Here’s the conclusion:
If the erosion of individual privacy began long before 2001, it has accelerated enormously since. And by no means always to bad effect: suicide-bombers, by their very nature, may not be deterred by a CCTV camera (even a talking one), but security wonks say many terrorist plots have been foiled, and lives saved, through increased eavesdropping, computer profiling and “sneak and peek” searches. But at what cost to civil liberties?
Privacy is a modern “right.” It is not even mentioned in the 18th-century revolutionaries’ list of demands. Indeed, it was not explicitly enshrined in international human-rights laws and treaties until after the second world war. Few people outside the civil-liberties community seem to be really worried about its loss now.

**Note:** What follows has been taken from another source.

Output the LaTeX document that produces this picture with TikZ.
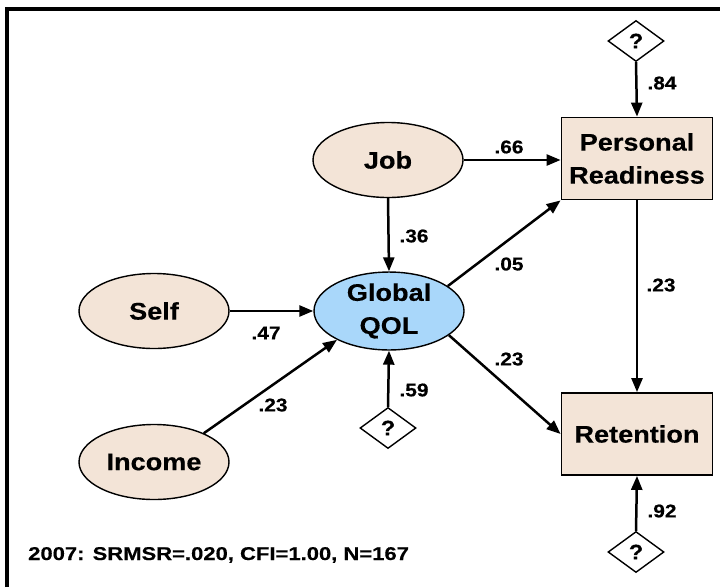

That may be because electronic surveillance has not yet had a big impact on most people’s lives, other than (usually) making it easier to deal with officialdom. But with the collection and centralisation of such vast amounts of data, the potential for abuse is huge and the safeguards paltry.
Ross Anderson, a professor at Cambridge University in Britain, has compared the present situation to a “boiled frog”—which fails to jump out of the saucepan as the water gradually heats. If liberty is eroded slowly, people will get used to it. He added a caveat: it was possible the invasion of privacy would reach a critical mass and prompt a revolt.
If there is not much sign of that in Western democracies, this may be because most people rightly or wrongly trust their own authorities to fight the good fight against terrorism, and avoid abusing the data they possess. The prospect is much scarier in countries like Russia and China, which have embraced capitalist technology and the information revolution without entirely exorcising the ethos of an authoritarian state where dissent, however peaceful, is closely monitored.
On the face of things, the information age renders impossible an old-fashioned, file-collecting dictatorship, based on a state monopoly of communications. But imagine what sort of state may emerge as the best brains of a secret police force—a force whose house culture treats all dissent as dangerous—perfect the art of gathering and using information on massive computer banks, not yellowing paper.
derf • October 2, 2007 12:11 PM
We haven’t revolted over taxes in a couple of hundred years, but taxes are much more onerous now then they were at the Boston Tea Party. Why would we revolt over CCTV, the TSA, or the thought police if we won’t revolt over being robbed by Uncle Sam every payday?